I have a prediction model that performs a binary classification. The model takes 3 independent predictor parameters variables that can only be integers. I have calculated true positive rates (TPR) and false positive rates for each combination of three predictors. Each dot in the figure below represents TPR (y-axis) vs FPR (x-axis) of each combination.

True positive rate vs False positive rate for all possible combinations of the three parameters

Since there are more than 1 parameter, I can not apply a conventional ROC curve, however is there a way to represent success of a model with multiple parameters? Or would it still be reasonable to construct ROC for best and worst case scenarios, such as the figure below?
best case scenario

Best Answer

The main problem with using multiple variables in the way you suggest is that it's undefined: let's say you have two variables, so your ROC would use 2 thresholds T_A and T_B. If at some threshold combination (e.g. T_A = 1 and T_B = 1) an observation is positive according to T_A but negative according to T_B, what is the prediction? Combine using logical AND? Logical OR? Round the average?

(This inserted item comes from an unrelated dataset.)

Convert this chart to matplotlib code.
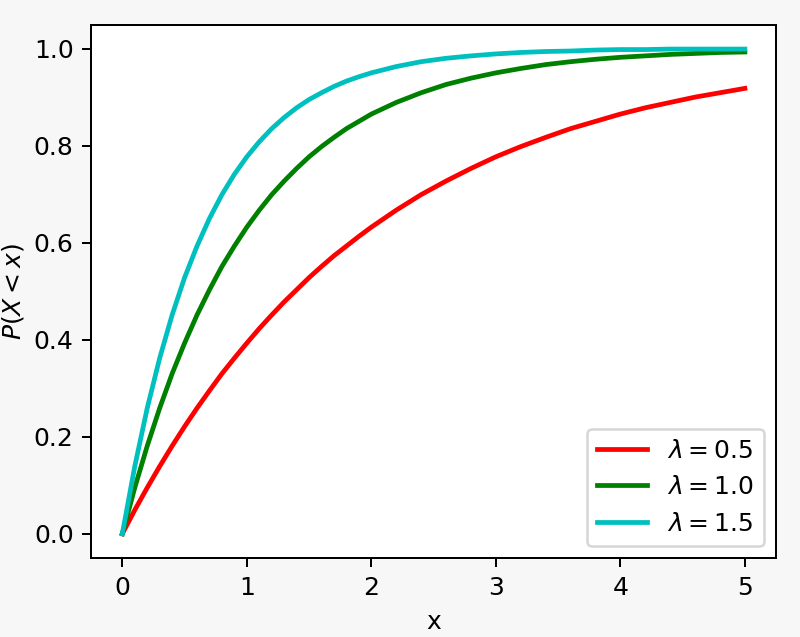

Let's say you decide to combine the variables using the logical AND method. You can now sample 2D threshold space and create a scatterplot-like ROC. But there are issues with this, read on.

A normal 1-variable ROC samples 1D theshold space. A consequence of this is that a positive at threshold T1 can not be a negative at a threshold T2, where T2 < T. I.e. the ROC is monotonously increasing.

The issue with sampling 2+D threshold space is the curve can go up, down, left or right from a given state, and you can't unambiguously connect the dots with a line. This ROC can have weird shapes that can't really be described by an auc value, and may have multiple optimal threshold combinations.

This is why it is more common to fit the variables with a (logistic?) model, that basically boils everything down into a single 'prediction probability' that you can treat like a 1D ROC variable.